Check out who uses Twitter. Once you sort through all the celebutantes telling you what you can already get on TMZ and wade through the flotilla of self-professed social media marketing experts (most of whom seem to have no credentials or experience in sociology, media or marketing), you’re left with a pretty brand-sodden and geek-infested run-of-the-mill web community, sans the fun stuff.

There certainly aren’t many eight- to 15-year-olds – the trendily adorned harbingers of new technology successitude – lurking on Twitter’s lag prone servers. And that’s why I’m warning you off.

The Lowdown

What is Twitter, anyway? Text messaging for celebrities, salespeople and folks who like to tell you what they had for lunch? Facebook for the vocabulary-challenged? Ashton Kutcher’s hope for a meaningful existence?

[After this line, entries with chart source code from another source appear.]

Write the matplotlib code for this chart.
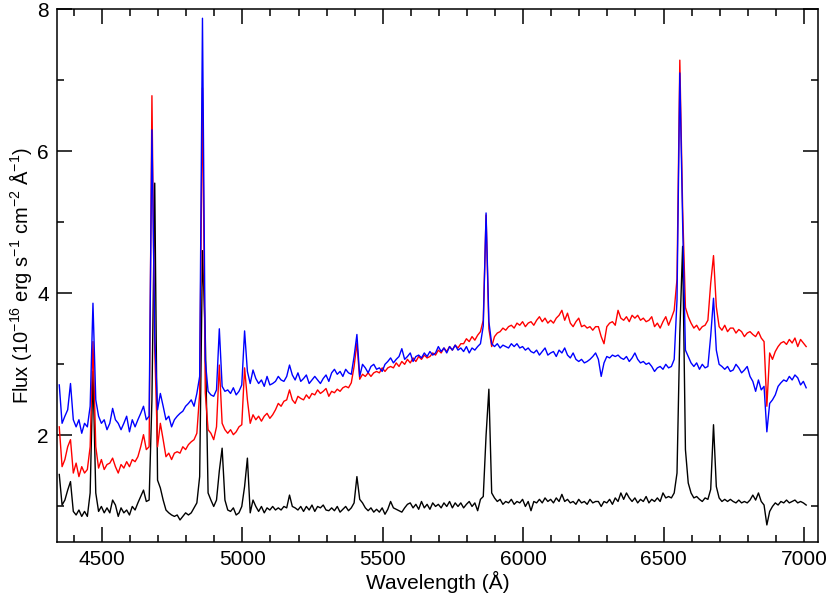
import numpy as np
import matplotlib
matplotlib.use('Agg')
import matplotlib.pyplot as plt
from matplotlib.ticker import MultipleLocator

plt.rcParams['font.family'] = ['Liberation Sans', 'DejaVu Sans']
plt.rcParams['mathtext.default'] = 'regular'

# wavelength grid (Angstrom), 10 A steps
wave = np.arange(4348, 7009, 10)

# black spectrum
flux_black = [
    1.45, 1.02, 1.09, 1.23, 1.35, 0.93, 0.88, 0.95, 0.86, 0.93,
    0.86, 1.19, 2.90, 1.19, 0.93, 1.00, 0.91, 0.98, 0.91, 1.09,
    1.02, 0.86, 0.98, 0.91, 0.95, 0.88, 1.00, 0.95, 1.05, 1.14,
    1.23, 1.07, 1.09, 2.50, 5.55, 1.37, 1.26, 1.09, 0.95, 0.91,
    0.88, 0.86, 0.88, 0.81, 0.86, 0.91, 0.88, 0.91, 0.98, 1.05,
    1.42, 4.60, 3.40, 1.19, 1.09, 1.00, 1.09, 1.50, 1.82, 1.09,
    0.95, 0.93, 0.98, 0.88, 0.91, 1.00, 1.28, 1.68, 0.91, 1.09,
    1.00, 0.93, 1.00, 0.91, 0.98, 0.95, 1.00, 0.95, 0.98, 0.95,
    1.00, 0.98, 1.16, 1.00, 0.98, 0.95, 1.00, 0.93, 1.00, 0.95,
    1.02, 0.93, 1.00, 0.98, 1.02, 0.95, 0.94, 0.98, 0.94, 1.00,
    0.92, 0.96, 1.00, 0.94, 0.98, 1.05, 1.42, 1.10, 1.05, 0.98,
    0.94, 0.98, 0.92, 0.96, 0.92, 0.98, 0.89, 0.96, 1.07, 0.98,
    0.96, 0.94, 0.92, 0.98, 1.03, 1.05, 0.98, 1.03, 0.96, 1.07,
    0.98, 1.03, 0.96, 1.05, 1.00, 1.03, 0.98, 1.05, 1.00, 1.07,
    0.98, 1.05, 1.00, 1.05, 0.98, 1.03, 1.07, 1.00, 1.05, 0.94,
    1.10, 1.14, 2.00, 2.65, 1.19, 1.12, 1.07, 1.10, 1.03, 1.07,
    1.05, 1.10, 1.03, 1.07, 1.05, 1.10, 1.00, 1.07, 0.94, 1.07,
    1.05, 1.10, 1.05, 1.12, 1.07, 1.10, 1.05, 1.12, 1.07, 1.17,
    1.07, 1.10, 1.05, 1.07, 1.03, 1.10, 1.05, 1.07, 1.03, 1.10,
    1.05, 1.07, 1.07, 1.00, 1.07, 1.05, 1.10, 1.03, 1.12, 1.07,
    1.19, 1.10, 1.19, 1.12, 1.07, 1.12, 1.05, 1.10, 1.07, 1.14,
    1.05, 1.10, 1.07, 1.12, 1.07, 1.19, 1.12, 1.14, 1.12, 1.19,
    1.47, 3.44, 4.66, 1.80, 1.33, 1.19, 1.12, 1.14, 1.10, 1.07,
    1.12, 1.10, 1.24, 2.15, 1.28, 1.12, 1.07, 1.10, 1.07, 1.10,
    1.07, 1.05, 1.09, 1.05, 1.07, 1.05, 1.09, 1.16, 1.09, 1.19,
    1.07, 1.02, 0.74, 0.93, 1.00, 1.05, 1.02, 1.07, 1.05, 1.09,
    1.05, 1.07, 1.09, 1.05, 1.07, 1.05, 1.02]

# red spectrum
flux_red = [
    2.12, 1.56, 1.66, 1.84, 1.94, 1.47, 1.61, 1.42, 1.56, 1.47,
    1.52, 1.84, 3.32, 1.84, 1.54, 1.66, 1.52, 1.59, 1.61, 1.68,
    1.56, 1.47, 1.59, 1.54, 1.63, 1.56, 1.66, 1.63, 1.70, 1.84,
    2.01, 1.80, 1.84, 6.78, 3.20, 1.84, 2.17, 1.94, 1.70, 1.75,
    1.66, 1.75, 1.77, 1.75, 1.84, 1.80, 1.87, 1.91, 1.94, 2.03,
    2.59, 6.89, 2.60, 2.08, 2.03, 1.94, 2.12, 2.99, 2.17, 2.08,
    2.03, 2.08, 2.01, 2.05, 2.12, 2.15, 2.95, 2.50, 2.17, 2.29,
    2.22, 2.27, 2.20, 2.27, 2.31, 2.24, 2.29, 2.36, 2.45, 2.41,
    2.48, 2.50, 2.64, 2.50, 2.45, 2.55, 2.52, 2.50, 2.57, 2.52,
    2.59, 2.57, 2.64, 2.59, 2.62, 2.66, 2.55, 2.62, 2.60, 2.65,
    2.62, 2.67, 2.69, 2.67, 2.74, 2.97, 3.30, 2.79, 2.86, 2.83,
    2.88, 2.83, 2.88, 2.90, 2.88, 2.95, 2.90, 2.95, 2.97, 2.95,
    3.02, 2.97, 3.04, 3.00, 3.07, 3.02, 3.09, 3.04, 3.11, 3.07,
    3.13, 3.09, 3.11, 3.16, 3.13, 3.20, 3.16, 3.23, 3.18, 3.25,
    3.20, 3.27, 3.23, 3.29, 3.29, 3.36, 3.32, 3.39, 3.34, 3.41,
    3.46, 3.62, 5.10, 3.50, 3.25, 3.39, 3.44, 3.46, 3.51, 3.48,
    3.53, 3.55, 3.51, 3.58, 3.55, 3.60, 3.53, 3.58, 3.60, 3.55,
    3.62, 3.67, 3.60, 3.65, 3.58, 3.62, 3.58, 3.65, 3.69, 3.76,
    3.62, 3.72, 3.58, 3.53, 3.60, 3.65, 3.53, 3.55, 3.51, 3.53,
    3.48, 3.53, 3.53, 3.39, 3.29, 3.53, 3.58, 3.60, 3.55, 3.76,
    3.65, 3.62, 3.67, 3.60, 3.69, 3.65, 3.69, 3.62, 3.65, 3.60,
    3.62, 3.67, 3.53, 3.58, 3.51, 3.60, 3.67, 3.55, 3.65, 3.76,
    4.20, 7.28, 5.20, 3.80, 3.67, 3.58, 3.51, 3.55, 3.48, 3.53,
    3.55, 3.62, 4.14, 4.53, 3.81, 3.53, 3.48, 3.55, 3.46, 3.51,
    3.51, 3.44, 3.49, 3.46, 3.39, 3.44, 3.46, 3.42, 3.39, 3.46,
    3.37, 3.32, 2.41, 3.16, 3.07, 3.18, 3.25, 3.30, 3.32, 3.28,
    3.35, 3.30, 3.37, 3.25, 3.35, 3.30, 3.25]

# blue spectrum
flux_blue = [
    2.71, 2.17, 2.27, 2.36, 2.73, 2.22, 2.12, 2.22, 2.03, 2.17,
    2.12, 2.41, 3.86, 2.50, 2.27, 2.17, 2.22, 2.08, 2.17, 2.38,
    2.22, 2.17, 2.08, 2.17, 2.27, 2.05, 2.22, 2.12, 2.22, 2.31,
    2.41, 2.22, 2.27, 6.30, 3.40, 2.36, 2.59, 2.41, 2.22, 2.27,
    2.12, 2.22, 2.27, 2.31, 2.34, 2.41, 2.45, 2.50, 2.41, 2.59,
    2.83, 7.87, 3.06, 2.62, 2.57, 2.55, 2.64, 3.50, 2.69, 2.62,
    2.64, 2.59, 2.67, 2.57, 2.62, 2.71, 3.47, 2.90, 2.73, 2.92,
    2.80, 2.73, 2.78, 2.69, 2.83, 2.71, 2.73, 2.76, 2.83, 2.78,
    2.76, 2.83, 2.99, 2.85, 2.78, 2.88, 2.76, 2.80, 2.85, 2.73,
    2.78, 2.83, 2.78, 2.73, 2.80, 2.85, 2.76, 2.88, 2.93, 2.86,
    2.90, 2.83, 2.93, 2.88, 2.86, 3.11, 3.42, 2.83, 3.00, 2.95,
    2.88, 2.97, 3.00, 2.93, 2.95, 2.90, 3.00, 3.04, 3.09, 3.02,
    3.07, 3.11, 3.22, 3.07, 3.11, 3.16, 3.04, 3.11, 3.13, 3.09,
    3.16, 3.11, 3.18, 3.13, 3.16, 3.25, 3.18, 3.23, 3.16, 3.25,
    3.20, 3.27, 3.20, 3.23, 3.18, 3.25, 3.16, 3.23, 3.20, 3.25,
    3.29, 3.54, 5.13, 3.60, 3.29, 3.25, 3.29, 3.23, 3.27, 3.25,
    3.23, 3.29, 3.25, 3.29, 3.23, 3.25, 3.20, 3.23, 3.18, 3.16,
    3.20, 3.13, 3.18, 3.23, 3.13, 3.16, 3.18, 3.11, 3.20, 3.16,
    3.23, 3.13, 3.09, 3.16, 3.07, 3.04, 3.07, 3.02, 3.04, 3.07,
    3.11, 3.16, 3.07, 2.83, 3.02, 3.11, 3.09, 3.13, 3.11, 3.13,
    3.09, 3.07, 3.11, 3.04, 3.09, 3.16, 3.07, 3.02, 3.04, 3.00,
    3.02, 2.97, 2.90, 2.95, 2.97, 2.93, 3.00, 2.95, 2.97, 3.07,
    3.91, 7.10, 5.00, 3.20, 3.11, 3.02, 2.97, 3.02, 2.93, 3.00,
    2.95, 2.97, 3.40, 3.93, 3.20, 3.00, 2.97, 2.93, 2.97, 2.90,
    2.92, 3.00, 2.95, 2.88, 2.92, 2.97, 2.83, 2.76, 2.62, 2.78,
    2.64, 2.69, 2.05, 2.45, 2.50, 2.57, 2.69, 2.74, 2.78, 2.76,
    2.83, 2.78, 2.85, 2.81, 2.71, 2.76, 2.67]

fig = plt.figure(figsize=(8.30, 6.01), dpi=100)
ax = fig.add_axes([0.0687, 0.0982, 0.9168, 0.8868])

ax.plot(wave, flux_black, color='black', lw=1.0)
ax.plot(wave, flux_red, color='red', lw=1.0)
ax.plot(wave, flux_blue, color='blue', lw=1.0)

ax.set_xlim(4340, 7050)
ax.set_ylim(0.5, 8.0)
ax.xaxis.set_major_locator(MultipleLocator(500))
ax.xaxis.set_minor_locator(MultipleLocator(100))
ax.yaxis.set_major_locator(MultipleLocator(2))
ax.yaxis.set_minor_locator(MultipleLocator(1))
ax.tick_params(which='both', direction='in', top=True, right=True,
               labelsize=15, width=1.1)
ax.tick_params(which='major', length=11, pad=6)
ax.tick_params(which='minor', length=5)
for sp in ax.spines.values():
    sp.set_linewidth(1.1)

ax.set_xlabel('Wavelength (Å)', fontsize=15, labelpad=1)
ax.set_ylabel(r'Flux (10$^{-16}$ erg s$^{-1}$ cm$^{-2}$ Å$^{-1}$)',
              fontsize=14.5, labelpad=2)

fig.savefig('out.png', dpi=100)
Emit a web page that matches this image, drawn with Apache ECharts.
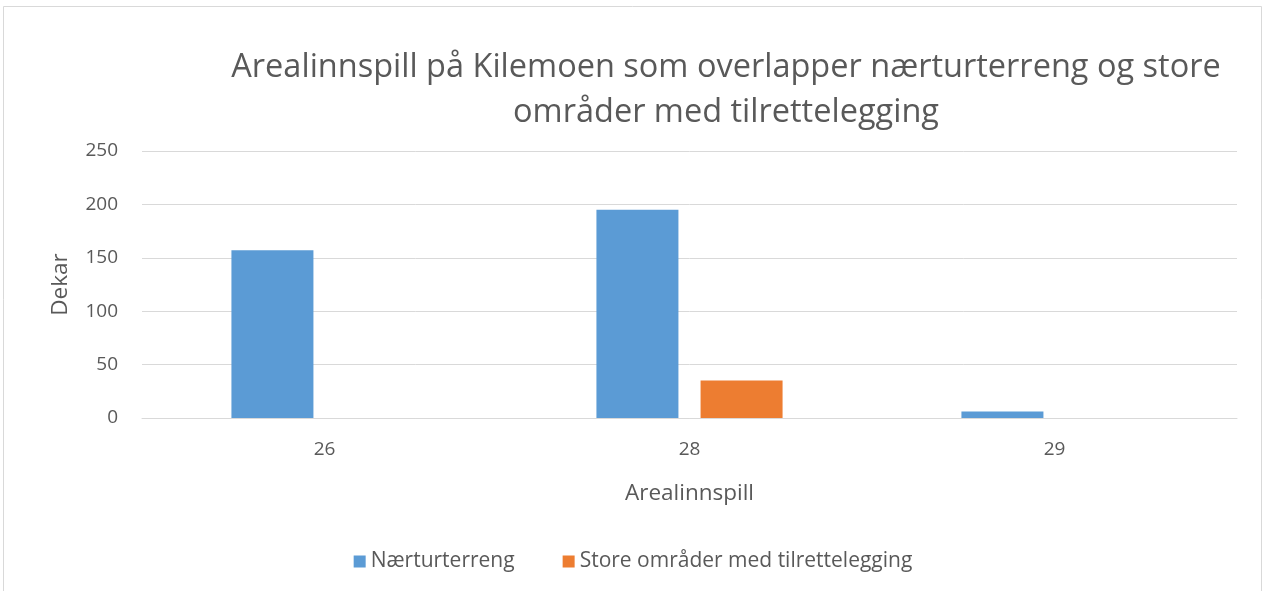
<!DOCTYPE html>
<html>
<head>
<meta charset="utf-8">
<script src="https://cdn.jsdelivr.net/npm/echarts@6/dist/echarts.min.js"></script>
<style>
html,body{margin:0;padding:0;background:#fff;}
#chart1{width:1266px;height:591px;}
</style>
</head>
<body>
<div id="chart1"></div>
<script>
var categories = ['26', '28', '29'];
var naerturterreng = [157, 195, 6];
var storeOmrader = [0, 35, 0];
var yTicks = [0, 50, 100, 150, 200, 250];

var Chart1 = echarts.init(document.getElementById('chart1'));
var txt = '#595959';
var font = '"Open Sans", "Noto Sans", sans-serif';
var option1 = {
    backgroundColor: '#fff',
    textStyle: { fontFamily: font },
    graphic: [{
        type: 'rect',
        shape: { x: 3.5, y: 6.5, width: 1258, height: 600 },
        style: { fill: 'none', stroke: '#d9d9d9', lineWidth: 1 },
        silent: true
    }],
    title: {
        text: 'Arealinnspill på Kilemoen som overlapper nærturterreng og store\nområder med tilrettelegging',
        left: 721,
        top: 40,
        textAlign: 'center',
        textStyle: { fontSize: 32.5, fontWeight: 'normal', color: txt, lineHeight: 45, fontFamily: font }
    },
    legend: {
        bottom: 14,
        left: 'center',
        itemWidth: 12,
        itemHeight: 12,
        itemGap: 48,
        icon: 'rect',
        textStyle: { fontSize: 21, color: txt },
        data: ['Nærturterreng', 'Store områder med tilrettelegging']
    },
    grid: { left: 142, right: 29, top: 151, bottom: 173, containLabel: false },
    xAxis: {
        type: 'category',
        data: categories,
        name: 'Arealinnspill',
        nameLocation: 'middle',
        nameGap: 64,
        nameTextStyle: { fontSize: 22.5, color: txt },
        axisLine: { lineStyle: { color: '#d9d9d9', width: 1 } },
        axisTick: { show: false },
        axisLabel: { fontSize: 19, color: txt, margin: 22 }
    },
    yAxis: {
        type: 'value',
        min: yTicks[0],
        max: yTicks[yTicks.length - 1],
        interval: 50,
        name: 'Dekar',
        nameLocation: 'middle',
        nameRotate: 90,
        nameGap: 70,
        nameTextStyle: { fontSize: 22.5, color: txt },
        axisLine: { show: false },
        axisTick: { show: false },
        axisLabel: { fontSize: 19, color: txt, margin: 24 },
        splitLine: { lineStyle: { color: '#d9d9d9', width: 1 } }
    },
    series: [
        {
            name: 'Nærturterreng',
            type: 'bar',
            barWidth: 82,
            barGap: '27%',
            itemStyle: { color: '#5b9bd5' },
            data: naerturterreng
        },
        {
            name: 'Store områder med tilrettelegging',
            type: 'bar',
            barWidth: 82,
            barGap: '27%',
            itemStyle: { color: '#ed7d31' },
            data: storeOmrader
        }
    ]
};
Chart1.setOption(option1);

window.onresize = function () {
    Chart1.resize();
};
</script>
</body>
</html>
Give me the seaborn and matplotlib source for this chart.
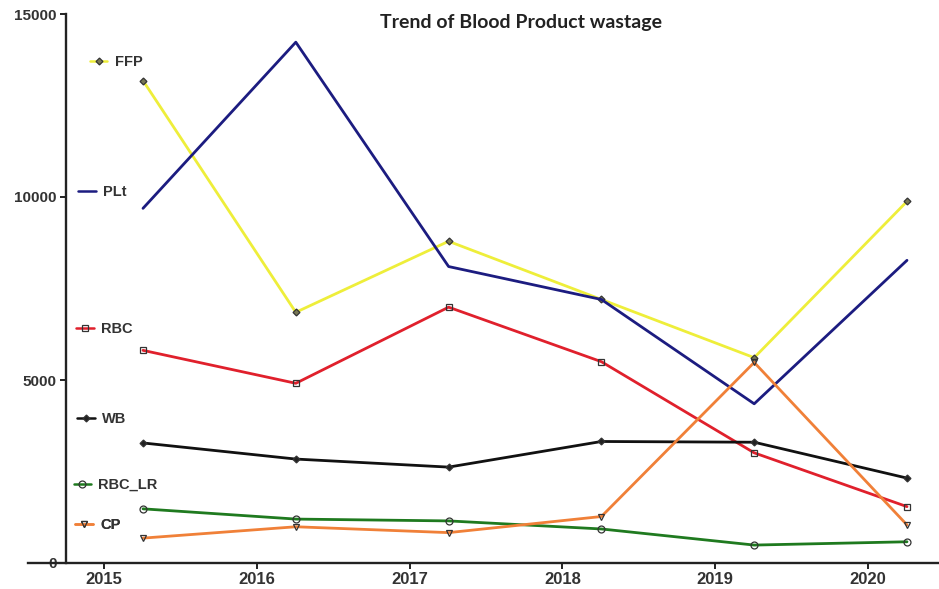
import matplotlib
matplotlib.use("Agg")
import matplotlib.pyplot as plt
import seaborn as sns
import pandas as pd
from matplotlib.lines import Line2D

# ---- data ----
years = [2015, 2016, 2017, 2018, 2019, 2020]
series_names = ["FFP", "PLt", "RBC", "WB", "RBC_LR", "CP"]
ffp = [13180, 6850, 8790, 7200, 5610, 9880]
plt_vals = [9690, 14230, 8100, 7200, 4350, 8270]
rbc = [5810, 4910, 6990, 5500, 3010, 1540]
wb = [3280, 2840, 2620, 3320, 3300, 2320]
rbc_lr = [1480, 1200, 1150, 930, 490, 580]
cp = [680, 990, 830, 1270, 5480, 1040]
y_ticks = [0, 5000, 10000, 15000]
title = "Trend of Blood Product wastage"

values = [ffp, plt_vals, rbc, wb, rbc_lr, cp]
df = pd.DataFrame(
    [(y, name, v) for name, vals in zip(series_names, values) for y, v in zip(years, vals)],
    columns=["Year", "Product", "Wastage"],
)

# ---- styles ----
colors = {"FFP": "#eeee3a", "PLt": "#1c1c80", "RBC": "#e0202c",
          "WB": "#111111", "RBC_LR": "#1f7a1f", "CP": "#f08038"}
markers = {"FFP": "D", "PLt": "", "RBC": "s", "WB": "D", "RBC_LR": "o", "CP": "v"}
msizes = {"FFP": 3.5, "PLt": 0, "RBC": 4.5, "WB": 3.5, "RBC_LR": 5, "CP": 5}
mfaces = {"FFP": "#777755", "PLt": "none", "RBC": "none", "WB": "#222222",
          "RBC_LR": "none", "CP": "none"}
# legend layout (axes fraction: handle left x, centre y)
legend_pos = {"FFP": (0.068, 0.913), "PLt": (0.055, 0.676), "RBC": (0.053, 0.426),
              "WB": (0.054, 0.262), "RBC_LR": (0.050, 0.142), "CP": (0.052, 0.069)}

sns.set_theme(style="ticks")
plt.rcParams["font.family"] = ["Liberation Sans", "DejaVu Sans"]

fig = plt.figure(figsize=(9.39, 5.89), dpi=100)
ax = fig.add_axes([28 / 939, 1 - 563 / 589, (938 - 28) / 939, (563 - 14) / 589])

sns.lineplot(data=df, x="Year", y="Wastage", hue="Product", palette=colors,
             hue_order=series_names, legend=False, ax=ax, linewidth=2.0,
             sort=False, estimator=None)

for line, name in zip(ax.get_lines(), series_names):
    m = markers[name]
    if m:
        line.set_marker(m)
        line.set_markersize(msizes[name])
        line.set_markerfacecolor(mfaces[name])
        line.set_markeredgecolor("#333333")
        line.set_markeredgewidth(0.9)

# axes limits / spines
px_per_year = 152.8
ax.set_xlim(2015 - 115 / px_per_year, 2015 + 795 / px_per_year)
ax.set_ylim(0, 15000)
ax.spines["left"].set_position(("data", 2015 - 77 / px_per_year))
ax.spines["right"].set_visible(False)
ax.spines["top"].set_visible(False)
for s in ("left", "bottom"):
    ax.spines[s].set_linewidth(1.7)
    ax.spines[s].set_color("#222222")

tick_offset = 39 / px_per_year
ax.set_xticks([y - tick_offset for y in years])
ax.set_xticklabels([str(y) for y in years], fontsize=12, fontweight="bold", color="#333333")
ax.set_yticks(y_ticks)
ax.set_yticklabels([str(t) for t in y_ticks], fontsize=11, fontweight="bold", color="#333333")
ax.tick_params(axis="both", direction="out", length=4.5, width=1.4, color="#222222", pad=2)
ax.set_xlabel("")
ax.set_ylabel("")
ax.grid(False)

ax.text(0.542, 0.985, title, transform=ax.transAxes, ha="center", va="center",
        fontsize=14, fontweight="bold", family=["Lato", "DejaVu Sans"], color="#222222")

# scattered legend entries
for name in series_names:
    h = Line2D([], [], color=colors[name], lw=1.8,
               marker=markers[name] if markers[name] else None,
               markersize=msizes[name] if markers[name] else 0,
               markerfacecolor=mfaces[name], markeredgecolor="#333333", markeredgewidth=0.9)
    leg = ax.legend(handles=[h], labels=[name], loc="center left",
                    bbox_to_anchor=legend_pos[name], bbox_transform=ax.transAxes,
                    frameon=False, borderpad=0, borderaxespad=0, handlelength=1.2,
                    handletextpad=0.5, prop={"size": 10.5, "weight": "bold", "family": "Liberation Sans"})
    for t in leg.get_texts():
        t.set_color("#333333")
    ax.add_artist(leg)

fig.savefig("out.png", dpi=100)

The buzz on Twitter is that its next-big-thing value is in its potential as a captive advertising platform. The vision is of a new content medium in the McLuhanesque sense – a disruptive channel of communication between content producer, marketers and consumers. So the business opportunity (supposedly) is to own as much of the advertising rights, methods, monetization and so on as possible on Twitter. A lot of folks think Twitter is the next billion-dollar baby, a cash cow with innumerable and bottomless gold-plated teats just waiting to be suckled by a technology advertising market with hungry eyes and chapped lips.

But TW is calling B.S. This thing is a pig.